夏天到了,荷塘中长满了荷叶。华北平原的夏天是非常炎热的,可在荷塘边就不一样了。又大又圆的荷叶布满水面,高高低低、大小不一,底下隐藏着许多莲蓬。风带来荷叶的清香,蝉鸣的声音,小时候的我,在荷塘边度过了一个又一个下午。

我常想着荷塘旧事。

小时候,我家也有一个荷塘,面积不大,两三亩地,和粮场相连。荷花生长的季节我经常在荷塘边玩耍,眼看着荷叶长出水面,又一天天长大。荷叶的生长很有意思,初出水的荷叶像含羞草,两边对卷着生长,慢慢舒展开来,才会形成一个圆。荷叶越长越大、越长越高,大的直径有六七十厘米。

天热时,我摘一片荷叶当伞,躲避阳光的暴晒。每年荷花茂盛的季节,我娘都要用荷花的各个部位做吃食,给家人尝鲜,我记得娘做过荷花蒸米粉肉、冰糖炖藕、荷叶蒸馒头。

娘经常做荷叶蒸馒头,因为馒头是主食,隔三岔五地就要蒸一锅。那会儿,娘亲自挑选新鲜荷叶,摘来洗净,铺在垫子上,放上一个个揉好的面团。一阵大火,锅内的荷香随着蒸汽飘满了锅屋锅屋:方言,厨房。。馒头熟时,白白的馒头像变戏法似的,变成了淡绿色。馒头的每个孔都充满荷叶的清香,平时吃一个馒头的我,这回能吃下两个。

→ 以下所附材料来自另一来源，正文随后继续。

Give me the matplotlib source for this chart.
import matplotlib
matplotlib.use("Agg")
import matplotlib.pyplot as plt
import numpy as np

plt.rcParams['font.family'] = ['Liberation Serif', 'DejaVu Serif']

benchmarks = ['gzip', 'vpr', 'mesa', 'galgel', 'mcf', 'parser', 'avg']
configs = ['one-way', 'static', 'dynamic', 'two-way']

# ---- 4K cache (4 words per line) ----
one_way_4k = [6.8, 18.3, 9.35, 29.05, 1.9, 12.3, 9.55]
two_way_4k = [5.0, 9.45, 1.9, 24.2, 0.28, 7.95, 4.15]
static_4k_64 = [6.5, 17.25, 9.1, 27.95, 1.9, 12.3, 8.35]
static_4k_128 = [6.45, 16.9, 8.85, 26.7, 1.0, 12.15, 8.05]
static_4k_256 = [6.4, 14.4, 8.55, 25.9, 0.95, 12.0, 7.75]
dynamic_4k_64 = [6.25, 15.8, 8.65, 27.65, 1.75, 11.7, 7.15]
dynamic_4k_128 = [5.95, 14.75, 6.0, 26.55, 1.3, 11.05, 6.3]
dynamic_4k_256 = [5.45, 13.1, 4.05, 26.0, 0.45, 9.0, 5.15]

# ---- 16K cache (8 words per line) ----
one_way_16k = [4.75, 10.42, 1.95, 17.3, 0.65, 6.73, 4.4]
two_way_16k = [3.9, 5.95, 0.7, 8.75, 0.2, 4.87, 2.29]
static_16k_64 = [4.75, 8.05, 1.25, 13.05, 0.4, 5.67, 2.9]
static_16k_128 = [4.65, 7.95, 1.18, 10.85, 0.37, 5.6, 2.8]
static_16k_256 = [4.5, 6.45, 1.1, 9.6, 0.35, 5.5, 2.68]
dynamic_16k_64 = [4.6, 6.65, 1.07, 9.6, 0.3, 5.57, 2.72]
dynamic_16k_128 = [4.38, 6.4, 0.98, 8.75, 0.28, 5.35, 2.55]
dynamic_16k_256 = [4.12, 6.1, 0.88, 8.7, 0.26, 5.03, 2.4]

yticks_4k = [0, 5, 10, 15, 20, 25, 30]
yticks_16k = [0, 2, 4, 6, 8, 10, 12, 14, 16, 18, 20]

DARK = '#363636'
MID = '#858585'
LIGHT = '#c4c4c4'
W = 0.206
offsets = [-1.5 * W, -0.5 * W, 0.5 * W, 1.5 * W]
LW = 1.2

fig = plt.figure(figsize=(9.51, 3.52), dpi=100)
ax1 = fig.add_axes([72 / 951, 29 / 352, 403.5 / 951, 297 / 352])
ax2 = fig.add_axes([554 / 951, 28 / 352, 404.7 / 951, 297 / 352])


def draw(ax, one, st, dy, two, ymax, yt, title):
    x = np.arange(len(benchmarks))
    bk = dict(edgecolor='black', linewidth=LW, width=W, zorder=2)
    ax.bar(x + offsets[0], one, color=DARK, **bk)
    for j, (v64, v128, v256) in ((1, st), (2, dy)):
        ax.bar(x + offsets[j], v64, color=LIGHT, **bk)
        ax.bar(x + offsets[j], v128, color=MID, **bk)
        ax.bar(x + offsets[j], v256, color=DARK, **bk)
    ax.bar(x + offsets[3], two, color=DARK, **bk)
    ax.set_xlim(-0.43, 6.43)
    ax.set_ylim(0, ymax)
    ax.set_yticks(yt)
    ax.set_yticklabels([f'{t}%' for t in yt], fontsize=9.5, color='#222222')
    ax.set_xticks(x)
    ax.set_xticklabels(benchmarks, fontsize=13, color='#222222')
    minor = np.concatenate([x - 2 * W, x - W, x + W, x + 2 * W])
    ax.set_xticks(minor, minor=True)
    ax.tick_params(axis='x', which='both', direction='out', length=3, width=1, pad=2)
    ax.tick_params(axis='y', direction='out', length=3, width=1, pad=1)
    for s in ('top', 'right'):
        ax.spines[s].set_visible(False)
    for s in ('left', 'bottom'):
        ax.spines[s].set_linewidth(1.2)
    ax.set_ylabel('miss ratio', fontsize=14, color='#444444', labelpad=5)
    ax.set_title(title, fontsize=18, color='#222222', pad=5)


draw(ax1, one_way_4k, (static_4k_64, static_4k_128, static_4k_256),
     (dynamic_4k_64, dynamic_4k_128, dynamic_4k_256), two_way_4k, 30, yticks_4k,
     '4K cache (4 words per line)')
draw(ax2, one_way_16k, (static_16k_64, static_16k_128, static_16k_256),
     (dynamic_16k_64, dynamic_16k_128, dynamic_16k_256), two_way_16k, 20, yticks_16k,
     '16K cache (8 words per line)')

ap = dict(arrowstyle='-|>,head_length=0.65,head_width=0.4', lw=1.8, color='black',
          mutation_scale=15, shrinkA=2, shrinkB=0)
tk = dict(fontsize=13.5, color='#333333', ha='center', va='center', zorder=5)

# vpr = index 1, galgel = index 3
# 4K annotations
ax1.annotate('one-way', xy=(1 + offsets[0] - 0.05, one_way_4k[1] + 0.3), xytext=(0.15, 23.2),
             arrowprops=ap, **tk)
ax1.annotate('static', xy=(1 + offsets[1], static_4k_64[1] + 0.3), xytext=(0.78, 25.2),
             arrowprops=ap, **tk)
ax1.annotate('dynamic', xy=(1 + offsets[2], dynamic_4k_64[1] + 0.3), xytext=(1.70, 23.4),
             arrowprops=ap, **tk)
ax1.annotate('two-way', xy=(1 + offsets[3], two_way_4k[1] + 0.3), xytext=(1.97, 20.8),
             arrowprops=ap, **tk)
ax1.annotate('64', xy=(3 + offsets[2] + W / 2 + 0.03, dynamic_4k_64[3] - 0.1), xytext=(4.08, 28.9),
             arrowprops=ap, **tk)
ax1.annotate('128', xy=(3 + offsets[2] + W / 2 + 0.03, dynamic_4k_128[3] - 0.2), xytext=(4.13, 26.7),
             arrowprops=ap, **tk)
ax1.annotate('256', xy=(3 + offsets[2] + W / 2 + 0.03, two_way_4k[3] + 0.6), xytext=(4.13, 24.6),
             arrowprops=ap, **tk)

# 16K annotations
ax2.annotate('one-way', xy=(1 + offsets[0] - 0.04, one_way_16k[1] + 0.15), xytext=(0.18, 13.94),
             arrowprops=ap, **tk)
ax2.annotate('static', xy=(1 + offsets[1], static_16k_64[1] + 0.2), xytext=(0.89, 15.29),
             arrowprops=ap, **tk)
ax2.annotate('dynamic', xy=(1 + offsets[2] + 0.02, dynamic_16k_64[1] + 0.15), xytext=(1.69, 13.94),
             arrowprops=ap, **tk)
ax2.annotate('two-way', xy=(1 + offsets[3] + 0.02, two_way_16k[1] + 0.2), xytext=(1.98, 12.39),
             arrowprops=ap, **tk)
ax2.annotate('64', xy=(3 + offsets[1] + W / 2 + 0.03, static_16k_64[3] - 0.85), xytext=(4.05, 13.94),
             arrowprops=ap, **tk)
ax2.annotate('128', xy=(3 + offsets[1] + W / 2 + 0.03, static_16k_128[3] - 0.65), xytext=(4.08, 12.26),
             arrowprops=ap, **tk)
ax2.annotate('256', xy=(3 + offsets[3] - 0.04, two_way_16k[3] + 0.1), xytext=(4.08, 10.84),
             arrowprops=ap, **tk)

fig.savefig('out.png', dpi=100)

采荷叶有讲究,不能连茎带叶一把掐,必须让剩下的茎高出水面,因为莲的茎是空心的,掐得太多的话,里面会灌水进去,这样泥里的藕就烂掉了。懂行的人都是从茎的中间折断,这样不妨碍莲藕的生长。

双沟的藕是有名的。街南头是红莲,街北头是白莲。白莲的特点是白嫩甜脆,汁水多。除了炒、蒸、炖、煮、烫之外,还可以生吃。小时候,娘切藕时,我眼巴巴地在她腿前面转来转去。娘知道我的心思,有时候给我切一段,我拿在手里,“嘎巴嘎巴”,吃水果一样吞下肚里。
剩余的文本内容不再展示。